Rahul Tewatia’s explosive batting in the ongoing IPL 2020 may have come as a surprise to many but those who have played with him for long know what he is capable of.
Tewatia played with a fractured foot in a Dehradun Gold Cup tournament, immediately after last year’s IPL for his office team and smashed 197 against a strong Food Corporation of India (FCI) team that included the likes of Rishi Dhawan, who has played for the national team.
Praveen Thapar, who is a former Delhi Ranji player and captains the Income Tax Department team that Tewatia plays for, told IANS: “He (Tewatia) was hit by a yorker on the right foot during a game and suffered a hairline fracture. Our next match was against FCI and he didn’t want to play. He kept saying ‘I can’t’.
“We insisted, saying he doesn’t need to run but just bat. After much reluctance he went on to bat and struggled initially as it was painful. He took singles only when the ball went deep and didn’t take doubles.
“After the first five overs, when I went in, he said he couldn’t continue. I told him to take it five overs at a time.
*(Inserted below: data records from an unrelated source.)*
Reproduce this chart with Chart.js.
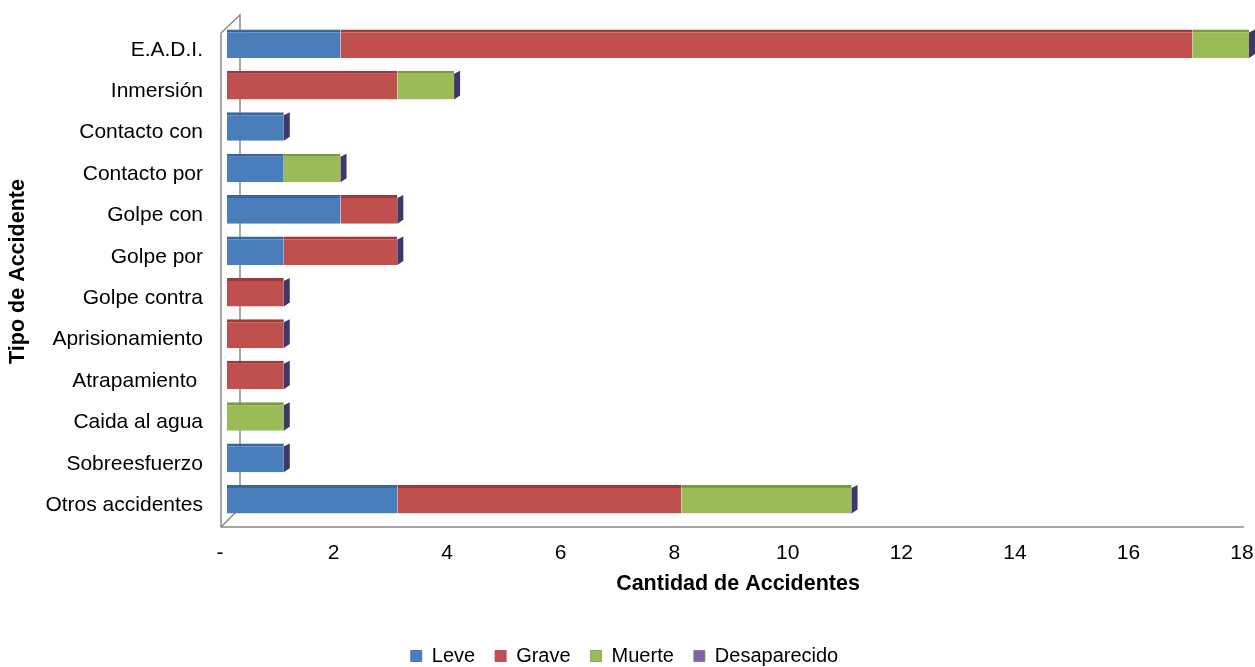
<!DOCTYPE html>
<html>
<head>
<meta charset="utf-8">
<script src="https://cdn.jsdelivr.net/npm/chart.js@4/dist/chart.umd.min.js"></script>
<style>
  html, body { margin: 0; padding: 0; background: #fff; }
  canvas { display: block; }
</style>
</head>
<body>
<canvas id="chart" width="1255" height="667" style="width:1255px;height:667px"></canvas>
<script>
const categories = [
  'E.A.D.I.', 'Inmersión', 'Contacto con', 'Contacto por', 'Golpe con', 'Golpe por',
  'Golpe contra', 'Aprisionamiento', 'Atrapamiento ', 'Caida al agua', 'Sobreesfuerzo', 'Otros accidentes',
];
const leve =         [2, 0, 1, 1, 2, 1, 0, 0, 0, 0, 1, 3];
const grave =        [15, 3, 0, 0, 1, 2, 1, 1, 1, 0, 0, 5];
const muerte =       [1, 1, 0, 1, 0, 0, 0, 0, 0, 1, 0, 3];
const desaparecido = [0, 0, 0, 0, 0, 0, 0, 0, 0, 0, 0, 0];

const FONT = '"Liberation Sans", Arial, sans-serif';
const AXIS_GREY = '#8a8a8a';

// fake 3D frame + bar end faces, the way the old spreadsheet chart looks
const frame3d = {
  id: 'frame3d',
  beforeDatasetsDraw(chart) {
    const { ctx, chartArea } = chart;
    const fx = chartArea.left - 6;
    const bx = chartArea.left + 13;
    const yBot = chartArea.bottom + 7;
    const yTop = chartArea.top + 10;
    ctx.save();
    ctx.strokeStyle = AXIS_GREY;
    ctx.lineWidth = 1.5;
    ctx.beginPath();
    ctx.moveTo(chartArea.right - 5, yBot);
    ctx.lineTo(fx, yBot);
    ctx.lineTo(fx, yTop);
    ctx.lineTo(bx, yTop - 18);
    ctx.lineTo(bx, yBot - 19);
    ctx.lineTo(fx, yBot);
    ctx.stroke();
    ctx.restore();
  },
  afterDatasetsDraw(chart) {
    const { ctx } = chart;
    ctx.save();
    ctx.fillStyle = '#3d3868';
    categories.forEach((_, i) => {
      let last = null;
      chart.data.datasets.forEach((ds, d) => {
        if (ds.data[i] > 0) last = chart.getDatasetMeta(d).data[i];
      });
      if (!last) return;
      const top = last.y - last.height / 2;
      const bot = last.y + last.height / 2;
      ctx.beginPath();
      ctx.moveTo(last.x, top + 3);
      ctx.lineTo(last.x + 6, top);
      ctx.lineTo(last.x + 6, bot - 4);
      ctx.lineTo(last.x, bot);
      ctx.closePath();
      ctx.fill();
    });
    ctx.restore();
  },
};

function series(label, data, color, edge) {
  return {
    label,
    data,
    backgroundColor: color,
    borderColor: edge,
    borderWidth: { top: 3, right: 0, bottom: 0, left: 0 },
    borderSkipped: false,
    barPercentage: 0.69,
    categoryPercentage: 1,
  };
}

new Chart(document.getElementById('chart'), {
  type: 'bar',
  data: {
    labels: categories,
    datasets: [
      series('Leve', leve, '#4a7ebb', '#38669e'),
      series('Grave', grave, '#c0504d', '#9c3b39'),
      series('Muerte', muerte, '#9bbb59', '#7b9a40'),
      series('Desaparecido', desaparecido, '#8064a2', '#8064a2'),
    ],
  },
  options: {
    indexAxis: 'y',
    responsive: false,
    animation: false,
    layout: { padding: { top: 23, right: 6, bottom: -9, left: 0 } },
    scales: {
      x: {
        stacked: true,
        min: 0,
        max: 18,
        grid: { display: false, drawTicks: false },
        border: { display: false },
        ticks: {
          stepSize: 2,
          padding: 21,
          labelOffset: -7,
          color: '#000',
          font: { family: FONT, size: 21 },
          callback: (v) => (v === 0 ? '-' : v),
        },
        title: {
          display: true,
          text: 'Cantidad de Accidentes',
          color: '#000',
          font: { family: FONT, size: 21.5, weight: 'bold' },
          padding: { top: 0, bottom: 29 },
        },
        afterFit: (scale) => {
          scale.height = 106;
          scale.paddingLeft = 0;
          scale.paddingRight = 0;
        },
      },
      y: {
        stacked: true,
        grid: { display: false, drawTicks: false },
        border: { display: false },
        ticks: {
          padding: 24,
          labelOffset: 6,
          color: '#000',
          font: { family: FONT, size: 21 },
        },
        title: {
          display: true,
          text: 'Tipo de Accidente',
          color: '#000',
          font: { family: FONT, size: 21.5, weight: 'bold' },
          padding: { top: 5, bottom: 0 },
        },
        afterFit: (scale) => {
          scale.width = 227;
          scale.paddingTop = 0;
          scale.paddingBottom = 0;
        },
      },
    },
    plugins: {
      legend: {
        position: 'bottom',
        labels: {
          boxWidth: 11,
          boxHeight: 11,
          padding: 20,
          color: '#000',
          font: { family: FONT, size: 20 },
        },
      },
      tooltip: { enabled: false },
    },
  },
  plugins: [frame3d],
});
</script>
</body>
</html>
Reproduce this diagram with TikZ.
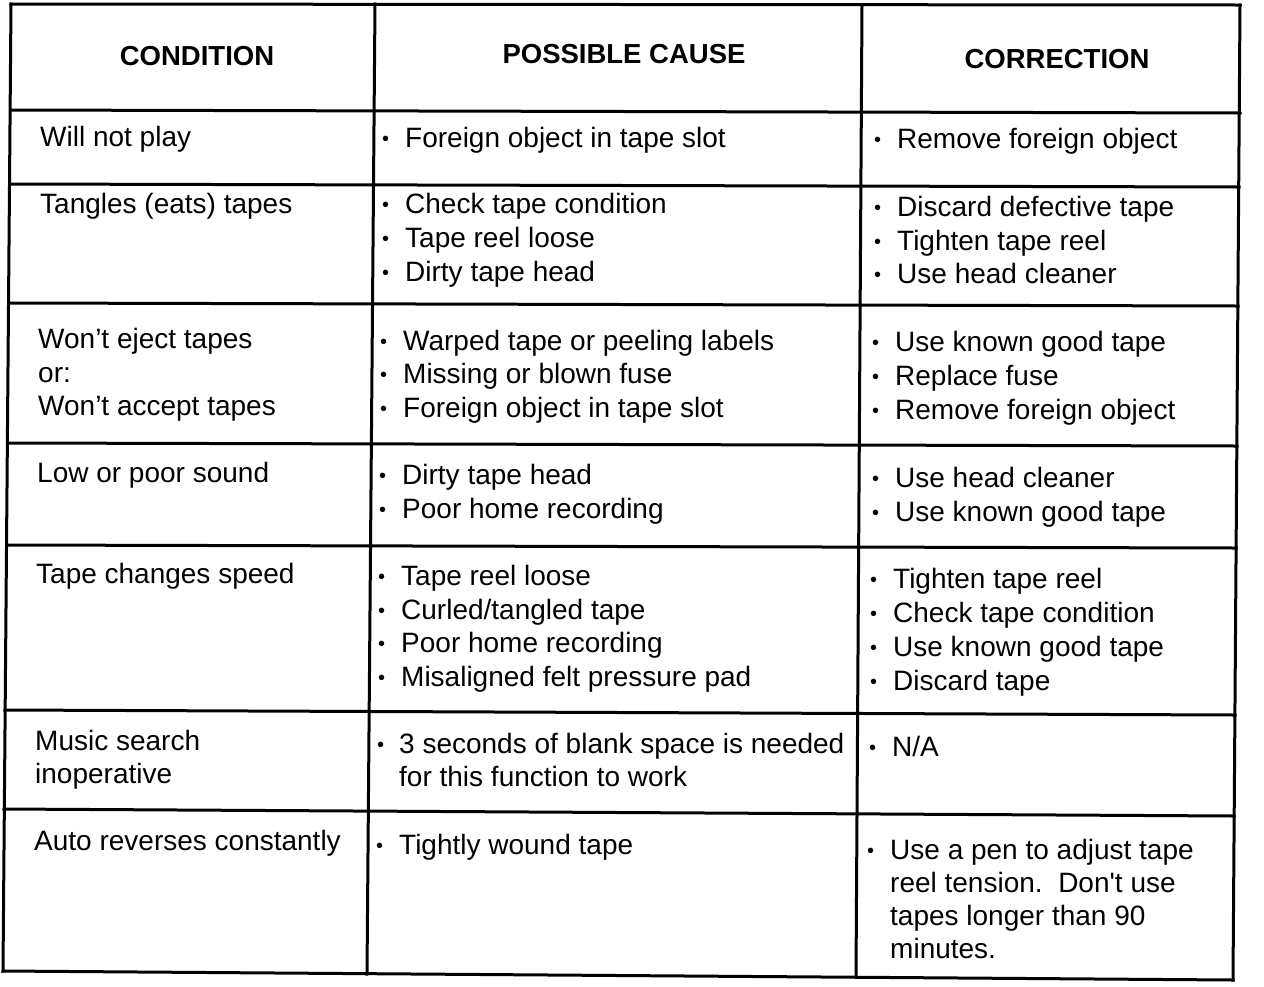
\documentclass[tikz,border=0pt]{standalone}
\usepackage{fontspec}
\setmainfont{Liberation Sans}
\tikzset{
  cell/.style={anchor=base west,inner sep=0pt,font=\fontsize{28}{33}\selectfont},
  dot/.style={anchor=base west,inner sep=0pt,font=\fontsize{20}{24}\selectfont},
  head/.style={anchor=base,inner sep=0pt,font=\fontsize{27.5}{33}\selectfont\bfseries},
  rule/.style={line width=3pt,line cap=rect}
}
\begin{document}
\begin{tikzpicture}[x=1pt,y=-1pt]
                \useasboundingbox (0,0) rectangle (1264,986);

                % grid
                \draw[rule] (11,4) -- (1240,5); \draw[rule] (11,110) -- (1240,113);
                \draw[rule] (10,184) -- (1239,187); \draw[rule] (9,303) -- (1238,306);
                \draw[rule] (8,443) -- (1237,446); \draw[rule] (7,545) -- (1236,548);
                \draw[rule] (5,710) -- (1235,715); \draw[rule] (4,809) -- (1234,816);
                \draw[rule] (3,971) -- (1233,980);
                \draw[rule] (11,4) -- (3,971); \draw[rule] (375,4) -- (367,974);
                \draw[rule] (862,5) -- (856,977); \draw[rule] (1240,5) -- (1233,980);

                % header
                \node[head] (hC) at (197,65) {CONDITION};
                \node[head] (hP) at (624,63) {POSSIBLE CAUSE};
                \node[head] (hR) at (1057,68) {CORRECTION};

                % row 1
                \node[cell] (C1) at (40,146) {Will not play};
                \node[dot] (P1b) at (382,145) {\textbullet}; \node[cell] (P1) at (405,147) {Foreign object in tape slot};
                \node[dot] (R1b) at (874,146) {\textbullet}; \node[cell] (R1) at (897,148) {Remove foreign object};

                % row 2
                \node[cell] (C2) at (40,213) {Tangles (eats) tapes};
                \node[dot] (P2b1) at (382,211) {\textbullet}; \node[cell] (P2a) at (405,213) {Check tape condition};
                \node[dot] (P2b2) at (382,245) {\textbullet}; \node[cell] (P2b) at (405,247) {Tape reel loose};
                \node[dot] (P2b3) at (382,279) {\textbullet}; \node[cell] (P2c) at (405,281) {Dirty tape head};
                \node[dot] (R2b1) at (874,214) {\textbullet}; \node[cell] (R2a) at (897,216) {Discard defective tape};
                \node[dot] (R2b2) at (874,248) {\textbullet}; \node[cell] (R2b) at (897,250) {Tighten tape reel};
                \node[dot] (R2b3) at (874,281) {\textbullet}; \node[cell] (R2c) at (897,283) {Use head cleaner};

                % row 3
                \node[cell] (C3a) at (38,348) {Won’t eject tapes};
                \node[cell] (C3b) at (38,382) {or:};
                \node[cell] (C3c) at (38,415) {Won’t accept tapes};
                \node[dot] (P3b1) at (380,348) {\textbullet}; \node[cell] (P3a) at (403,350) {Warped tape or peeling labels};
                \node[dot] (P3b2) at (380,381) {\textbullet}; \node[cell] (P3b) at (403,383) {Missing or blown fuse};
                \node[dot] (P3b3) at (380,415) {\textbullet}; \node[cell] (P3c) at (403,417) {Foreign object in tape slot};
                \node[dot] (R3b1) at (872,349) {\textbullet}; \node[cell] (R3a) at (895,351) {Use known good tape};
                \node[dot] (R3b2) at (872,383) {\textbullet}; \node[cell] (R3b) at (895,385) {Replace fuse};
                \node[dot] (R3b3) at (872,417) {\textbullet}; \node[cell] (R3c) at (895,419) {Remove foreign object};

                % row 4
                \node[cell] (C4) at (37,482) {Low or poor sound};
                \node[dot] (P4b1) at (379,482) {\textbullet}; \node[cell] (P4a) at (402,484) {Dirty tape head};
                \node[dot] (P4b2) at (379,516) {\textbullet}; \node[cell] (P4b) at (402,518) {Poor home recording};
                \node[dot] (R4b1) at (872,485) {\textbullet}; \node[cell] (R4a) at (895,487) {Use head cleaner};
                \node[dot] (R4b2) at (872,519) {\textbullet}; \node[cell] (R4b) at (895,521) {Use known good tape};

                % row 5
                \node[cell] (C5) at (36,583) {Tape changes speed};
                \node[dot] (P5b1) at (378,583) {\textbullet}; \node[cell] (P5a) at (401,585) {Tape reel loose};
                \node[dot] (P5b2) at (378,617) {\textbullet}; \node[cell] (P5b) at (401,619) {Curled/tangled tape};
                \node[dot] (P5b3) at (378,650) {\textbullet}; \node[cell] (P5c) at (401,652) {Poor home recording};
                \node[dot] (P5b4) at (378,684) {\textbullet}; \node[cell] (P5d) at (401,686) {Misaligned felt pressure pad};
                \node[dot] (R5b1) at (870,586) {\textbullet}; \node[cell] (R5a) at (893,588) {Tighten tape reel};
                \node[dot] (R5b2) at (870,620) {\textbullet}; \node[cell] (R5b) at (893,622) {Check tape condition};
                \node[dot] (R5b3) at (870,654) {\textbullet}; \node[cell] (R5c) at (893,656) {Use known good tape};
                \node[dot] (R5b4) at (870,688) {\textbullet}; \node[cell] (R5d) at (893,690) {Discard tape};

                % row 6
                \node[cell] (C6a) at (35,750) {Music search};
                \node[cell] (C6b) at (35,783) {inoperative};
                \node[dot] (P6b1) at (377,751) {\textbullet}; \node[cell] (P6a) at (399,753) {3 seconds of blank space is needed};
                \node[cell] (P6b) at (399,786) {for this function to work};
                \node[dot] (R6b1) at (869,754) {\textbullet}; \node[cell] (R6) at (892,756) {N/A};

                % row 7
                \node[cell] (C7) at (34,850) {Auto reverses constantly};
                \node[dot] (P7b1) at (376,852) {\textbullet}; \node[cell] (P7) at (399,854) {Tightly wound tape};
                \node[dot] (R7b1) at (867,857) {\textbullet}; \node[cell] (R7a) at (890,859) {Use a pen to adjust tape};
                \node[cell] (R7b) at (890,892) {reel tension.\ \ Don\textquotesingle t use};
                \node[cell] (R7c) at (890,925) {tapes longer than 90};
                \node[cell] (R7d) at (890,958) {minutes.};
            \end{tikzpicture}
\end{document}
“He managed to get to his fifty and told me he couldn’t continue. I pressed on. With 50 in the basket, he changed gears, starting to play his shots. His second fifty came in just 15-20 deliveries. Once he reached 100 in the 22nd over, he said he couldn’t continue as the pain got aggravated. But I asked him to try another five overs, and then another five overs. He carried on. Unfortunately, when he was on 197, he went for a scoop and was brilliantly caught at short fine-leg. The shot was certain to fetch him a four or a double but the fielder plucked it out of thin air,” added Thapar.
Thapar recalls another match played last year in December when Tewatia injured his hand during a tournament in Faridabad. The 27-year-old was struggling to bowl, with split webbing on little finger, but still bowled and picked three wickets, overshadowing better-known India players like Yuzvendra Chahal, Jayant Yadav and Aniket Chaudhary, who are his teammates at I-T department.
Thapar has seen Tewatia since he was 14 and also got him to play for Delhi’s Malviya Club. “We’d use him at the top of the batting and he knew how to exploit the field restrictions.”
Tewatia has been playing DDCA league since 2007-08. He was on stipend with ONGC back then.
Tewatia’s childhood coach Vijay Yadav, a former India wicketkeeper, tells IANS, “He was always a graceful batsman but somehow players do get into the mould where they want to specialise in one thing. He always considered himself a leg-spinner and focused more on bowling. But then he began to take his batting seriously when he saw he will move forward only with it. Besides, his leg-spin wasn’t of the quality of other two Haryana spinners (Yuzvendra) Chahal and (Amit) Mishra. So, I told him to focus on batting. I told him that only batting will take him ahead. For Haryana, I always saw him getting key runs and wickets. In 2016-17, we used him as a batsman for Haryana in shorter formats.”
Tewatia went to Yadav’s academy ground ahead of this season’s IPL as there were no other grounds available due to Covid-19 and asked him to call players (including Nitish Rana) and started practising big, long shots. That was the focus. “I think if he had got opportunities to bat with Delhi Capitals or with Kings XI Punjab, he may have played this way earlier too,” adds Yadav.
Yadav has a point as this IPL season, Tewatia has so far faced 124 balls in which he has scored 189 runs. In the previous five seasons, he got to face only 89 deliveries (in which he got 111 runs).
Shafiq Khan, a former Haryana Ranji player who has seen Tewatia play in Faridabad from early days, says it is the IPL that has raised the latter’s confidence levels. “I think his confidence in batting went to a new level once he joined Rajasthan Royals in 2014.”